Post by Brian GaffMany of us visually impaired had problems with the new lights from the
start. I suspect it has something to do with both the flicker and the
spectrum which causes the perceived increase in visual noise and also
causes nausea in some people.
Once again, nobody considered these sort of implications, at the design
stage.
I'm all for saving energy and money, and have these bulbs here, but not
all of these are seemingly as good as each other. One needs to buy some of
various types, and test them, and only keep the ones which do not cause
the above problems. Nobody seemed to believe us when we complained.

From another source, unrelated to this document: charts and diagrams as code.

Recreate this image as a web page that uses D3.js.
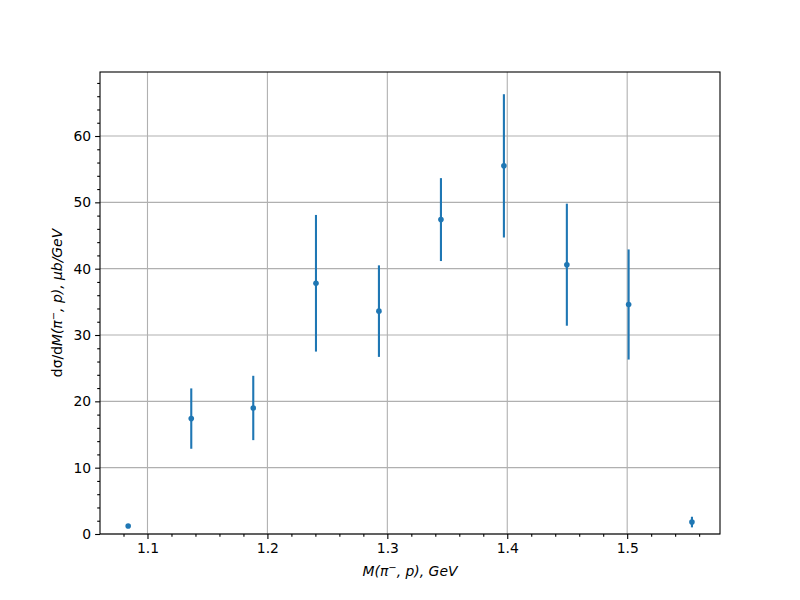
<!DOCTYPE html>
<html><head><meta charset="utf-8">
<script src="https://cdn.jsdelivr.net/npm/d3@7"></script>
<style>body{margin:0;background:#fff}svg{display:block;font-family:"DejaVu Sans",sans-serif}</style>
</head><body>
<svg id="c" width="800" height="600"></svg>
<script>
const massValues = [1.0839, 1.1365, 1.1882, 1.2405, 1.2930, 1.3447, 1.3972, 1.4497, 1.5012, 1.5540];
const crossSection = [1.2, 17.4, 19.0, 37.8, 33.6, 47.4, 55.5, 40.6, 34.6, 1.8];
const crossSectionErr = [0.0, 4.55, 4.85, 10.3, 6.9, 6.25, 10.8, 9.2, 8.3, 0.8];
const xTicks = [1.1, 1.2, 1.3, 1.4, 1.5];
const yTicks = [0, 10, 20, 30, 40, 50, 60];

const svg = d3.select("#c");
const L = 100, R = 720, T = 72, B = 534;
const x = d3.scaleLinear().domain([1.0604, 1.5774]).range([L, R]);
const y = d3.scaleLinear().domain([0, 69.65]).range([B, T]);
const blue = "#1f77b4";

// grid
const g = svg.append("g");
g.selectAll(".gx").data(xTicks).join("line")
  .attr("x1", d => x(d)).attr("x2", d => x(d)).attr("y1", T).attr("y2", B)
  .attr("stroke", "#b0b0b0").attr("stroke-width", 1.1);
g.selectAll(".gy").data(yTicks).join("line")
  .attr("y1", d => y(d)).attr("y2", d => y(d)).attr("x1", L).attr("x2", R)
  .attr("stroke", "#b0b0b0").attr("stroke-width", 1.1);

// axes
const xMinor = d3.range(1.08, 1.575, 0.02).filter(v => !xTicks.some(t => Math.abs(t - v) < 1e-6));
const yMinor = d3.range(2, 69.6, 2).filter(v => v % 10 !== 0);

const xAxis = svg.append("g").attr("transform", `translate(0,${B})`)
  .call(d3.axisBottom(x).tickValues(xTicks).tickFormat(d3.format(".1f")).tickSize(4.9).tickPadding(4));
const xAxisMinor = svg.append("g").attr("transform", `translate(0,${B})`)
  .call(d3.axisBottom(x).tickValues(xMinor).tickFormat("").tickSize(2.8));
const yAxis = svg.append("g").attr("transform", `translate(${L},0)`)
  .call(d3.axisLeft(y).tickValues(yTicks).tickFormat(d3.format("d")).tickSize(4.9).tickPadding(4));
const yAxisMinor = svg.append("g").attr("transform", `translate(${L},0)`)
  .call(d3.axisLeft(y).tickValues(yMinor).tickFormat("").tickSize(2.8));
[xAxis, xAxisMinor, yAxis, yAxisMinor].forEach(a => {
  a.select(".domain").remove();
  a.selectAll("line").attr("stroke", "#000").attr("stroke-width", 1.1);
  a.selectAll("text").attr("font-size", 13.9).attr("fill", "#000").attr("font-family", "DejaVu Sans");
});

// error bars
const data = massValues.map((m, i) => ({m, v: crossSection[i], e: crossSectionErr[i]}));
svg.append("g").selectAll("line").data(data.filter(d => d.e > 0)).join("line")
  .attr("x1", d => x(d.m)).attr("x2", d => x(d.m))
  .attr("y1", d => y(d.v - d.e)).attr("y2", d => y(d.v + d.e))
  .attr("stroke", blue).attr("stroke-width", 2.1);
svg.append("g").selectAll("circle").data(data).join("circle")
  .attr("cx", d => x(d.m)).attr("cy", d => y(d.v)).attr("r", 2.8).attr("fill", blue);

// frame
svg.append("rect").attr("x", L).attr("y", T).attr("width", R - L).attr("height", B - T)
  .attr("fill", "none").attr("stroke", "#000").attr("stroke-width", 1.1);

// labels
const xl = svg.append("text").attr("x", (L + R) / 2).attr("y", 576).attr("text-anchor", "middle")
  .attr("font-size", 13.9).attr("font-style", "italic");
xl.append("tspan").text("M(π");
xl.append("tspan").attr("dy", -5).attr("font-size", 10).text("−");
xl.append("tspan").attr("dy", 5).text(", p), GeV");

const yl = svg.append("text").attr("transform", `translate(62,${(T + B) / 2}) rotate(-90)`)
  .attr("text-anchor", "middle").attr("font-size", 13.9);
yl.append("tspan").text("dσ/d");
yl.append("tspan").attr("font-style", "italic").text("M(π");
yl.append("tspan").attr("font-style", "italic").attr("dy", -5).attr("font-size", 10).text("−");
yl.append("tspan").attr("font-style", "italic").attr("dy", 5).text(", p), μb/GeV");
</script>
</body></html>
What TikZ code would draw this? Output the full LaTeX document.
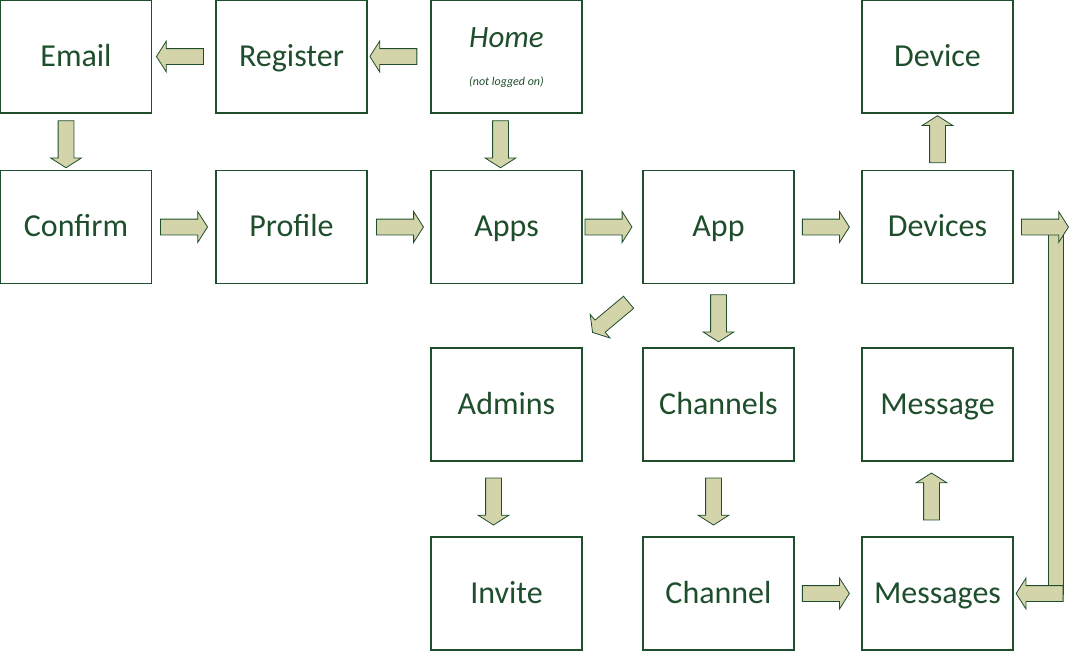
\documentclass[tikz,border=0pt]{standalone}
\usepackage{fontspec}
\setmainfont{Carlito}
\usetikzlibrary{shapes.arrows}
\definecolor{pagegreen}{RGB}{30,78,44}
\definecolor{arrowfill}{RGB}{212,212,170}

\begin{document}
\begin{tikzpicture}[
    x=1pt, y=-1pt,
    box/.style={rectangle, draw=pagegreen, line width=1.3pt, minimum width=151pt, minimum height=113pt, text height=22pt, text depth=3pt, text=pagegreen, font=\fontsize{32}{36}\selectfont},
    flow/.style={single arrow, draw=pagegreen, line width=0.8pt, fill=arrowfill, minimum height=47pt, minimum width=0pt, inner sep=7.5pt, single arrow head extend=7.5pt, single arrow tip angle=115, single arrow head indent=0pt, sloped, allow upside down, midway},
    bar/.style={draw=pagegreen, line width=0.8pt, double=arrowfill, double distance=13.5pt}
]
    \useasboundingbox (0,0) rectangle (1072,651);

    % Top row
    \node[box] (email) at (76,56.5) {Email};
    \node[box] (register) at (291.5,56.5) {Register};
    \node[box] (home) at (506.5,56.5) {};
    \node[anchor=base, text=pagegreen, font=\fontsize{31}{36}\selectfont\itshape] (hometitle) at (506.5,47) {Home};
    \node[anchor=base, text=pagegreen, font=\fontsize{12}{14}\selectfont\itshape] (homenote) at (506.5,85) {(not logged on)};
    \node[box] (device) at (937.5,56.5) {Device};

    % Second row
    \node[box] (confirm) at (76,227) {Confirm};
    \node[box] (profile) at (291.5,227) {Profile};
    \node[box] (apps) at (506.5,227) {Apps};
    \node[box] (app) at (718.5,227) {App};
    \node[box] (devices) at (937.5,227) {Devices};

    % Lower rows
    \node[box] (admins) at (506.5,404.5) {Admins};
    \node[box] (channels) at (718.5,404.5) {Channels};
    \node[box] (message) at (937.5,404.5) {Message};
    \node[box] (invite) at (506.5,593.5) {Invite};
    \node[box] (channel) at (718.5,593.5) {Channel};
    \node[box] (messages) at (937.5,593.5) {Messages};

    % Long bent arrow on the right
    \coordinate (turntop) at (1056,229);
    \coordinate (turnbot) at (1056,595);
    \draw[bar] (turntop) -- (turnbot);
    \path (devices.east) -- node[flow, pos=0.48] {} ++(60,0);
    \path ([xshift=57pt]messages.east) -- node[flow] {} (messages.east);

    % Arrows
    \path (register) -- node[flow, pos=0.52] {} (email);
    \path (home) -- node[flow, pos=0.55] {} (register);
    \path ([xshift=-10pt]email.south) -- node[flow] {} ([xshift=-10pt]confirm.north);
    \path ([xshift=-6pt]home.south) -- node[flow] {} ([xshift=-6pt]apps.north);
    \path (confirm) -- node[flow, pos=0.465] {} (profile);
    \path (profile) -- node[flow, pos=0.475] {} (apps);
    \path (apps) -- node[flow, pos=0.39] {} (app);
    \path (app) -- node[flow, pos=0.43] {} (devices);
    \path (devices) -- node[flow] {} (device);
    \path (app) -- node[flow] {} (admins);
    \path (app) -- node[flow] {} (channels);
    \path ([xshift=-13pt]admins.south) -- node[flow] {} ([xshift=-13pt]invite.north);
    \path ([xshift=-5pt]channels.south) -- node[flow] {} ([xshift=-5pt]channel.north);
    \path ([xshift=-6pt]messages.north) -- node[flow] {} ([xshift=-6pt]message.south);
    \path (channel) -- node[flow, pos=0.43] {} (messages);
\end{tikzpicture}
\end{document}
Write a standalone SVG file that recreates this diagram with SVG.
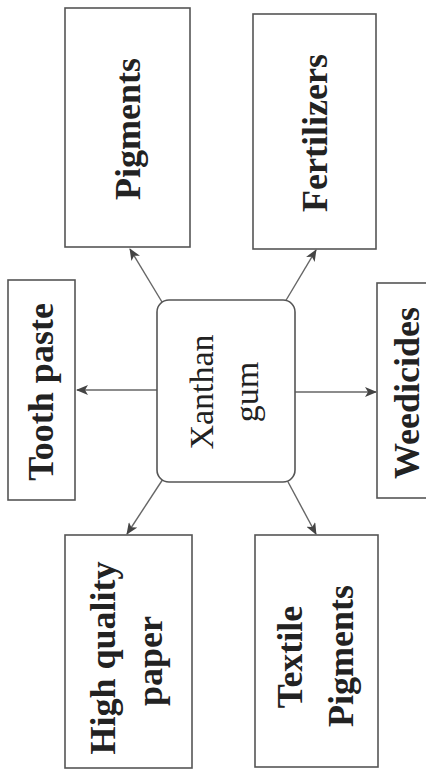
<svg xmlns="http://www.w3.org/2000/svg" width="426" height="771" viewBox="0 0 426 771">
<defs>
<style>
.box{fill:#fff;stroke:#555;stroke-width:1.6}
.lbl{font-family:"Liberation Serif",serif;font-weight:bold;font-size:36px;fill:#222;text-anchor:middle}
.ctr{font-family:"Liberation Serif",serif;font-size:34px;fill:#222;text-anchor:middle}
.con{stroke:#666;stroke-width:1.4;fill:none;marker-end:url(#ah)}
</style>
<marker id="ah" markerWidth="12" markerHeight="10" refX="11" refY="5" orient="auto" markerUnits="userSpaceOnUse">
<path d="M0,0 L12,5 L0,10 L3,5 z" fill="#444"/>
</marker>
</defs>
<rect width="426" height="771" fill="#fff"/>
<g id="connectors">
<path class="con" d="M157,390 L77,390"/>
<path class="con" d="M295,392 L376,392"/>
<path class="con" d="M162,302 L130,249"/>
<path class="con" d="M285,302 L316,250"/>
<path class="con" d="M163,479 L127,534"/>
<path class="con" d="M287,480 L316,534"/>
</g>
<g id="pigments">
<rect class="box" x="65" y="8" width="125" height="239"/>
<text class="lbl" transform="translate(140,129) rotate(-90)">Pigments</text>
</g>
<g id="fertilizers">
<rect class="box" x="253" y="14" width="123" height="235"/>
<text class="lbl" transform="translate(327,133) rotate(-90)">Fertilizers</text>
</g>
<g id="toothpaste">
<rect class="box" x="8" y="280" width="67" height="220"/>
<text class="lbl" transform="translate(53,392) rotate(-90)">Tooth paste</text>
</g>
<g id="xanthan">
<rect class="box" x="157" y="300" width="138" height="182" rx="12"/>
<text class="ctr" transform="translate(213,392) rotate(-90)">Xanthan</text>
<text class="ctr" transform="translate(258,392) rotate(-90)">gum</text>
</g>
<g id="weedicides">
<rect class="box" x="377" y="283" width="60" height="215"/>
<text class="lbl" transform="translate(419,393) rotate(-90)">Weedicides</text>
</g>
<g id="paper">
<rect class="box" x="65" y="535" width="127" height="233"/>
<text class="lbl" transform="translate(115,658) rotate(-90)">High quality</text>
<text class="lbl" transform="translate(162,661) rotate(-90)">paper</text>
</g>
<g id="textile">
<rect class="box" x="255" y="535" width="123" height="232"/>
<text class="lbl" transform="translate(302,657) rotate(-90)">Textile</text>
<text class="lbl" transform="translate(353,656) rotate(-90)">Pigments</text>
</g>
</svg>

In the early days CFLs were much less reliable and much more expensive, at
that time I found it worthwhile to repair them. By far the most common
failure mode was the electrolytic capacitor in the rectifier/reservoir
section. The biggest capacitor I've seen in a CFL was a piffling 22uF, the
lower wattage one's use a tiny 4.7uF!
At the time I was making my living repairing PC monitors and had a ready to
hand source of scrap boards with rectifier/reservoir capacitors up to and
over 470uF - since I did not have ready to hand 22uF/400V electrolytics that
would fit in a CFL, I made use of the one's from scrap monitors and
superglued them to the outside of the casing and wired them in through a
hole drilled in the side of the CFL.
If the woefully inadequate smoothing is the cause of problems this might be
a solution. RTV silicone sealant is good for insulating the exposed
capacitor terminals, note that the inrush current to charge the bigger
capacitor will blow the fusible resistor/thermal fuse, so a NTC inrush
limiting thermistor is needed in series with the fusible resistor. Also
you'd need to identify a make of CFL that the casing can be pried apart
without damage and clipped back together again after the modifications, the
Philips one's I bought in quantity are practically impossible to unclip
without destroying the casing - Morrisons own brand CFLs are much easier.
An obvious alternative to vandalising the CFLs, is to make a ceiling rose
assembly containing adequate smoothing with it's own rectifier, surge
limiting NTC and fault protection - the CFL won't mind pre-smoothed DC.